Gameplay screenshot (Atari ST)

The player creates a character, names them and distributes 50 points between three skills: driving, marksmanship and mechanic. The player's character starts in New York, on Friday 1-1-2030. Without a car, the player has to enter "amateur night" where they are provided a vehicle in order to raise enough money to buy and equip their own. With their own vehicle, a character can begin performing courier missions between the various towns along the Atlantic seaboard—including Syracuse, Boston, Manchester (Origin's headquarters at the time, which could be visited in the game) and Atlantic City among a few. The character may also enter more distinguished Arena events to earn money as well as travel the highways to fight the other cars and salvage their parts. In this sense, the game was very open-ended in what the player could do. The game also had a storyline, involving certain critical courier tasks, such as carrying important criminal evidence against "Mr.
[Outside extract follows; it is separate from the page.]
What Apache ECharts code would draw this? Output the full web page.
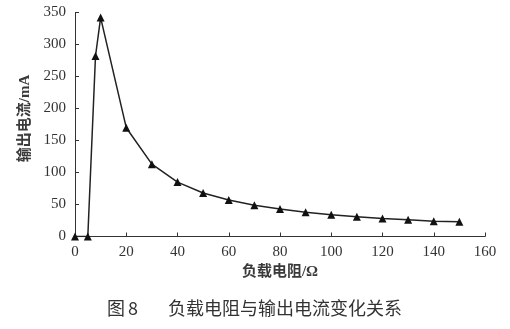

Big", through the dangerous terrain between cities.

The main feature of the game is combat involving customized vehicles. The vehicle construction in the game allows a variety of power plants, guns, ammunition, mine-layers, smokescreens, oil slicks and rockets to be arranged onto an even larger selection of body and chassis types.

The game was developed using a top-down perspective and features two distinct setting areas: the arena or highway style area and the city area. The highway and arenas allow acceleration and driving skills to be used in a scrolling screen format, while the city area is a single screen where stores and other attractions of a city can be visited.

==Reception==
Computer Gaming World in 1986 reviewed the game positively, noting, "The game design is clean, the graphics excellent and no bugs were found." The immense difficulty of the game was noted, as was the long learning curve. In emphasis, the review suggested bypassing the permanent death feature of the game and expensive in-game clones (backup saves) by making a copy of the character disk, to return to in case of character death. In 1992 and 1994 surveys of science fiction games, the magazine gave the title two of five stars, writing that "Graphic and game play now appear very dated". Compute! stated that Autoduel combined role-playing, arcade, and strategy features, calling it "more than a game—it's a complete system of play ... overall game play is excellent". The review concluded with "highly recommended". Game reviewers Hartley and Pattie Lesser commented on the game in their "The Role of Computers" column in Dragon #120 (1987), noting that the game "combines the feel of the Road Warrior movies with the fantasy role-playing action of the Ultima adventure games."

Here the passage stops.